Servant leadership means gaining knowledge and teaching others.
There are plenty of things to discuss when you get into agile development. Certifications, long nights, and working with developers. There are times when you feel like a nursery school teacher trying to get your people working together. Other times, there are moments of quiet contentment where you realize you are doing the right thing and that you are making a difference. Agile is many things. It is not dull. This week on the blog, I wanted to share a little wisdom I learned many years ago as I wandered my college campus.
This week was commencement week at Illinois State University. Graduate students and undergraduates walked for ceremonies. What made the experience more heartfelt for me was that some people walking were the children of friends and family. For all those newly minted Redbird alumni, I want to say welcome to an exceptional club.
The motto of the university is “And gladly would he learn and teach,” although it has changed since I went to campus. I thought this bit of wisdom came from the Bible, but instead, it comes from Chaucer and describes the medieval clerk. A clerk. The person who makes sure the bills are paid. The person who makes sure the paperwork is in order and who has toiled anonymously under tyrants, kings, generals, and thought leaders for all of history—no one in elementary school dreams of being a clerk. The life of a doctor, firefighter, or astronaut seems much more satisfying.
Here is a secret: the modern world would fly apart without clerks. The trains run on time because someone has a job to ensure they do. They have a staff of people who make that happen. The trains run on time in bad weather and during contract negotiations. The trains work when budgets are cut, and the politicians have unrealistic expectations. Over the last 400 years, clerks, using engineering skills and bureaucratic knowledge, have created our modern world. That is a mighty burden on a class of people that most of us look at with shame and contempt.

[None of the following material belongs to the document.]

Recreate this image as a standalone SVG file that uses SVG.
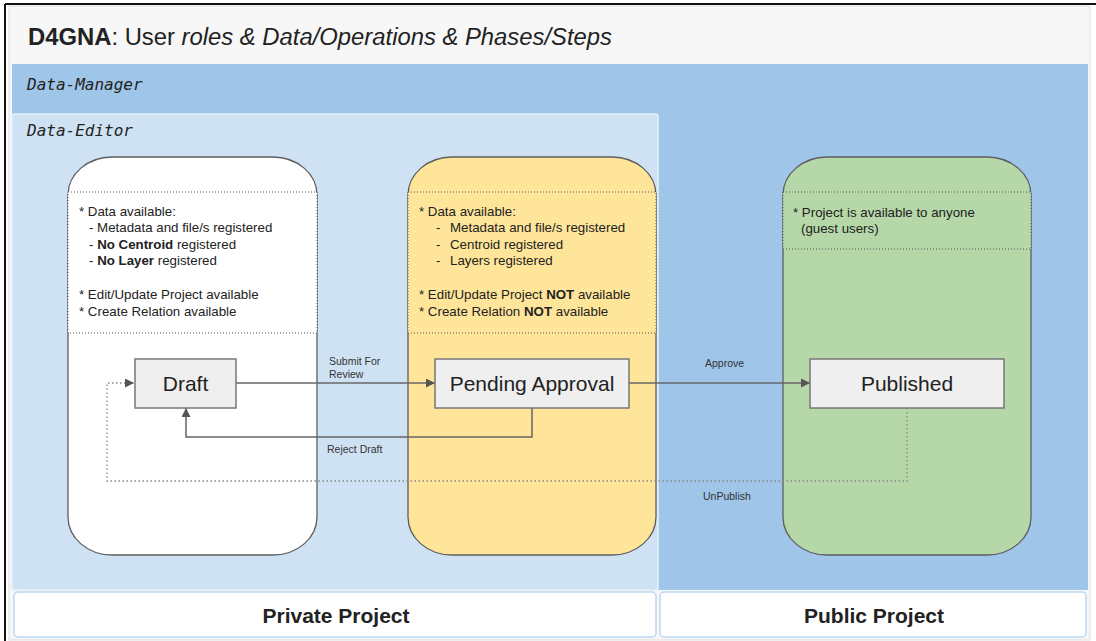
<svg xmlns="http://www.w3.org/2000/svg" width="1096" height="641" viewBox="0 0 1096 641">
<defs>
<marker id="arr" viewBox="0 0 10 10" refX="10" refY="5" markerWidth="9" markerHeight="9" markerUnits="userSpaceOnUse" orient="auto">
<path d="M0,0 L10,5 L0,10 z" fill="#555"/>
</marker>
<style>
text{font-family:"Liberation Sans",Arial,sans-serif;fill:#222}
.mono{font-family:"DejaVu Sans Mono","Liberation Mono",monospace;font-style:italic;font-size:16px;fill:#222}
.body{font-size:13.3px}
.lbl{font-size:10.5px;fill:#333}
.box{fill:#efefef;stroke:#777;stroke-width:1.5}
.boxt{font-size:21px;text-anchor:middle}
.card{stroke:#5e5e5e;stroke-width:1.3}
.sec{stroke:#555;stroke-width:1;stroke-dasharray:1 2}
.lane{fill:#fff;stroke:#bcd7ef;stroke-width:1.5}
.lanet{font-size:21px;font-weight:bold;text-anchor:middle}
.con{fill:none;stroke:#666;stroke-width:1.5}
.dot{fill:none;stroke:#888;stroke-width:1.3;stroke-dasharray:1.5 2.5}
</style>
</defs>

<g id="frame">
<rect x="0" y="0" width="1096" height="641" fill="#ffffff"/>
<rect x="9" y="6" width="1081" height="634" fill="#f7f7f7" stroke="#dddddd" stroke-width="1"/>
<line x1="5" y1="4" x2="1096" y2="4" stroke="#111" stroke-width="2"/>
<line x1="5" y1="4" x2="5" y2="641" stroke="#111" stroke-width="2"/>
<text x="28" y="45" font-size="23.5" textLength="584" lengthAdjust="spacingAndGlyphs"><tspan font-weight="bold">D4GNA</tspan>: User <tspan font-style="italic">roles &amp; Data/Operations &amp; Phases/Steps</tspan></text>
</g>

<g id="data-manager">
<rect x="12" y="64" width="1076" height="526" fill="#9fc5e8"/>
<text class="mono" x="27" y="90">Data-Manager</text>
</g>

<g id="data-editor">
<rect x="12" y="114" width="646" height="476" rx="2" fill="#cfe2f3" stroke="#e6f0fa" stroke-width="1.5"/>
<text class="mono" x="27" y="136">Data-Editor</text>
</g>

<g id="private-project">
<rect class="lane" x="14" y="592" width="642" height="45" rx="4"/>
<text class="lanet" x="336" y="623">Private Project</text>
</g>

<g id="public-project">
<rect class="lane" x="660" y="592" width="426" height="45" rx="4"/>
<text class="lanet" x="874" y="623">Public Project</text>
</g>

<g id="card-draft">
<rect class="card" x="68" y="157" width="249" height="398" rx="44" ry="38" fill="#ffffff"/>
<rect class="sec" x="68" y="192" width="249" height="141" fill="#ffffff"/>
<text class="body" x="79" y="216">* Data available:</text>
<text class="body" x="89" y="232">- Metadata and file/s registered</text>
<text class="body" x="89" y="249">- <tspan font-weight="bold">No Centroid</tspan> registered</text>
<text class="body" x="89" y="265">- <tspan font-weight="bold">No Layer</tspan> registered</text>
<text class="body" x="79" y="299">* Edit/Update Project available</text>
<text class="body" x="79" y="316">* Create Relation available</text>
</g>

<g id="card-pending">
<rect class="card" x="408" y="157" width="248" height="398" rx="44" ry="38" fill="#ffe599"/>
<rect class="sec" x="408" y="192" width="248" height="141" fill="#ffe599"/>
<text class="body" x="419" y="216">* Data available:</text>
<text class="body" x="436" y="232">-</text><text class="body" x="450" y="232">Metadata and file/s registered</text>
<text class="body" x="436" y="249">-</text><text class="body" x="450" y="249">Centroid registered</text>
<text class="body" x="436" y="265">-</text><text class="body" x="450" y="265">Layers registered</text>
<text class="body" x="419" y="299">* Edit/Update Project <tspan font-weight="bold">NOT</tspan> available</text>
<text class="body" x="419" y="316">* Create Relation <tspan font-weight="bold">NOT</tspan> available</text>
</g>

<g id="card-published">
<rect class="card" x="783" y="157" width="248" height="398" rx="44" ry="38" fill="#b6d7a8"/>
<rect class="sec" x="783" y="192" width="248" height="57" fill="#b6d7a8"/>
<text class="body" x="793" y="217">* Project is available to anyone</text>
<text class="body" x="801" y="233">(guest users)</text>
</g>

<g id="connectors">
<line class="con" x1="236" y1="383" x2="435" y2="383" marker-end="url(#arr)"/>
<line class="con" x1="629" y1="383" x2="810" y2="383" marker-end="url(#arr)"/>
<path class="con" d="M532,408 V437 H186 V408" marker-end="url(#arr)"/>
<path class="dot" d="M907,408 V481 H107 V383 H134" marker-end="url(#arr)"/>
<text class="lbl" x="329" y="365">Submit For</text>
<text class="lbl" x="329" y="378">Review</text>
<text class="lbl" x="705" y="367">Approve</text>
<text class="lbl" x="327" y="453">Reject Draft</text>
<text class="lbl" x="703" y="500">UnPublish</text>
</g>

<g id="node-draft">
<rect class="box" x="135" y="359" width="101" height="49"/>
<text class="boxt" x="185.5" y="391">Draft</text>
</g>

<g id="node-pending">
<rect class="box" x="435" y="359" width="194" height="49"/>
<text class="boxt" x="532" y="391">Pending Approval</text>
</g>

<g id="node-published">
<rect class="box" x="810" y="359" width="194" height="49"/>
<text class="boxt" x="907" y="391">Published</text>
</g>
</svg>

The clerk and the teacher have 400 years of Western civilization to maintain. If we go back to the ancient Egyptians, that burden is over four thousand years of history. All of it was managed by clerks who were educated with the best knowledge of the past and willing to try and improve on existing practices. I am going with this because it is up to us, those of us many people negatively refer to as clerks to try and make a difference in our offices and communities.
The agile movement was founded not by business leaders but by project managers. These clerks were the people who noticed that what they were doing was not working and decided that some radical change was in order. This is why we have the Agile Manifesto. This is a reformation happening not from the C-suites or boardrooms of power. Instead, it is taking place in the cubicles, and the leaders of this reformation are clerks!
Suppose you wonder how this ties back into my nostalgia for my Alma mater. The slogan is: “And gladly would he learn and teach.” A good servant leader is a lifelong learner. Each day they take the knowledge they have gained and share it with others. So whether it is explaining the heteronormative theory to the HR lady or SOLID programming principles to a junior developer, it is up to a servant leader to be learning all the time and share our knowledge with others. As Scrum professionals and agilests, it is up to us to lead reformation by gladly learning and gladly teaching others. I think that lesson alone has stayed with me since I was an undergraduate.